The National Treasury Management Agency has raised €3 billion through a syndicated issue of a ten year bond.

The yield on the bond - effectively the price investors demand to lend the money at - is 1.156%.

A total of €9.6 billion was offered by investors, with the overwhelming amount coming from overseas, according to a NTMA statement.

Last month the Treasury Management Agency, which manages the government debt, said it will seek to raise between €6-10 billion in sovereign debt this year.

With €3 billion already raised by today's syndicated sale, the remaining amount is likely to be raised through a regular series of bond auctions. 

The rapid recovery together with an easing of euro zone monetary policy has helped Ireland's cost of borrowing over ten years plummet from a peak of about 15% in 2011 to today's yield. 

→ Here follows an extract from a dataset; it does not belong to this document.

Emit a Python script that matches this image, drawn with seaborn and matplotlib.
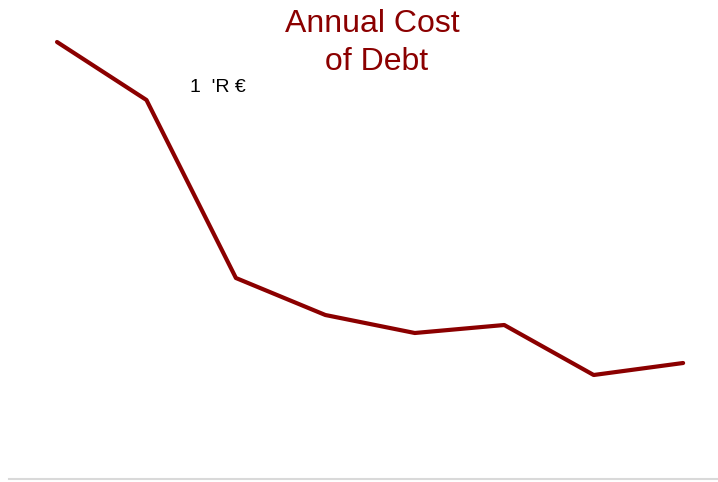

The NTMA said it limited the size of the deal to accommodate bond auctions over the remainder of the year.

"Today's transaction, two years to the day from Ireland’s first bond sale since leaving the EU/IMF programme, confirms that investor demand for Irish bonds remains healthy and broad-based," NTMA Director of Funding Frank O'Connor said in a statement.

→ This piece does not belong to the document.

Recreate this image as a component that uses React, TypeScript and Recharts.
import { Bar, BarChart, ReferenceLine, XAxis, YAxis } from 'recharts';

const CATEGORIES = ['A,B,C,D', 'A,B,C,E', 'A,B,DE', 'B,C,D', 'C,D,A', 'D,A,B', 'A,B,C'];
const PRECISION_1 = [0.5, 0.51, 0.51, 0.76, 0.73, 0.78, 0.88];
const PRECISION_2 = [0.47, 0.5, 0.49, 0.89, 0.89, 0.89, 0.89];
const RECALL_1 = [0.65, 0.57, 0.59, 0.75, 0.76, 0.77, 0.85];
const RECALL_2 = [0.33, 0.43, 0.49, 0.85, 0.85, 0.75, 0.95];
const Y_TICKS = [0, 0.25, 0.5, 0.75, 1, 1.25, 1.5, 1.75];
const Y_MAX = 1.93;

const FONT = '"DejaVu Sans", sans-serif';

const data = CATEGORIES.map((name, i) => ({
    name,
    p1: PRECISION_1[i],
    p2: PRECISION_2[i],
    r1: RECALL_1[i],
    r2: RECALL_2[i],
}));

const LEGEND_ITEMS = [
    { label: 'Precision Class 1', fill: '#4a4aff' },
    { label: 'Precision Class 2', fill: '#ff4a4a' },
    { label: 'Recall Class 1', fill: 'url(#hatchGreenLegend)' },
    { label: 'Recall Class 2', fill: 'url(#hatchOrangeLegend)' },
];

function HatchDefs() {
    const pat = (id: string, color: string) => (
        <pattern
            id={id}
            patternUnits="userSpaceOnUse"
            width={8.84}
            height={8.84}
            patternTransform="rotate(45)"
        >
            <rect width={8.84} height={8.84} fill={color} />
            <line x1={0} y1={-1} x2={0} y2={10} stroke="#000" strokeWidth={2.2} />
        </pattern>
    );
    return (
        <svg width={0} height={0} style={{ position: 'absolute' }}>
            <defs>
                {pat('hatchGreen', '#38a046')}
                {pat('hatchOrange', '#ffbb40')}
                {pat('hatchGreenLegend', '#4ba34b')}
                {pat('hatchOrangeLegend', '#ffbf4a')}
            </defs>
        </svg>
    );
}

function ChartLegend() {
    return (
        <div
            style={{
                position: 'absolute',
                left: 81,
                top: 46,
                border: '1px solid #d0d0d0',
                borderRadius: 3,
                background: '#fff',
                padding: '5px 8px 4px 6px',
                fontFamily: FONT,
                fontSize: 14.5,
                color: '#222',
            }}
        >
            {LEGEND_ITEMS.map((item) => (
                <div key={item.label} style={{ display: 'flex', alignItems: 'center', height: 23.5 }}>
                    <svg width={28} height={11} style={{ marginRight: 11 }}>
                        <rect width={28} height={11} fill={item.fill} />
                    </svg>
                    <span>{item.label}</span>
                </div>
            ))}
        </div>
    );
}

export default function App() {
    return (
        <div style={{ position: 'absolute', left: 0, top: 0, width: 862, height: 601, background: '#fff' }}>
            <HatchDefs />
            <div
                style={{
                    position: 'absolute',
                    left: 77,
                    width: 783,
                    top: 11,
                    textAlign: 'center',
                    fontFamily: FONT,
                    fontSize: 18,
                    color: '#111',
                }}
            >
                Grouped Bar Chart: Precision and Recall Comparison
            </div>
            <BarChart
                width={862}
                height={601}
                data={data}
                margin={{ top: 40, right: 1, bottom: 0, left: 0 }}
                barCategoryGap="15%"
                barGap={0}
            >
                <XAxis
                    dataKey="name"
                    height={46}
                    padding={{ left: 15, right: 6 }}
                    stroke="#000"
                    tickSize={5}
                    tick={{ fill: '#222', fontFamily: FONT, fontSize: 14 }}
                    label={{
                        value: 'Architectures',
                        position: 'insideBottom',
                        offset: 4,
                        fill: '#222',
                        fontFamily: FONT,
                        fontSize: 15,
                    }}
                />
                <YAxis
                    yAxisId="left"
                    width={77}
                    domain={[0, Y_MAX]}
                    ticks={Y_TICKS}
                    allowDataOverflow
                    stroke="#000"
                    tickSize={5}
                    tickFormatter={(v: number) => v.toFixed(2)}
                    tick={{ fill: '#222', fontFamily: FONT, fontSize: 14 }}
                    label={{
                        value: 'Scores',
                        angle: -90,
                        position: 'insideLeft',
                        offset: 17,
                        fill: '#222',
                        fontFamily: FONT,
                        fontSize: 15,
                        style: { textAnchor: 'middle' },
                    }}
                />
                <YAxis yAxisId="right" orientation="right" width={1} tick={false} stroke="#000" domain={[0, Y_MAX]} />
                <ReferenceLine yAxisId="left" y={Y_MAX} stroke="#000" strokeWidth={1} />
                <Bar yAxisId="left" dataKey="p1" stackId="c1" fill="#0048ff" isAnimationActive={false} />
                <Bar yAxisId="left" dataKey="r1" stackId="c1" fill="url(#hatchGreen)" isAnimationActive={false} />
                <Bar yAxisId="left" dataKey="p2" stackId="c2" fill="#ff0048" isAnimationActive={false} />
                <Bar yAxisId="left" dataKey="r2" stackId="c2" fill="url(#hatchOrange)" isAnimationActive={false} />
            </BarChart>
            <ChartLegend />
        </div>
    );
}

With funding for the rest of 2016 already raised before today's deal, the debt sold this year will keep covering the state's borrowing requirements well in advance while locking in record low interest rates. 

With a general election expected to be called for late February, the NTMA will likely step out of debt markets for the rest of the first quarter and tap the new 2026 bond in April, Ryan McGrath, a bond dealer at Cantor Fitzgerald, said.

Bank of America Merrill Lynch, Barclays, Davy, Morgan Stanley, RBS and Societe Generale acted as joint lead managers for today's issue.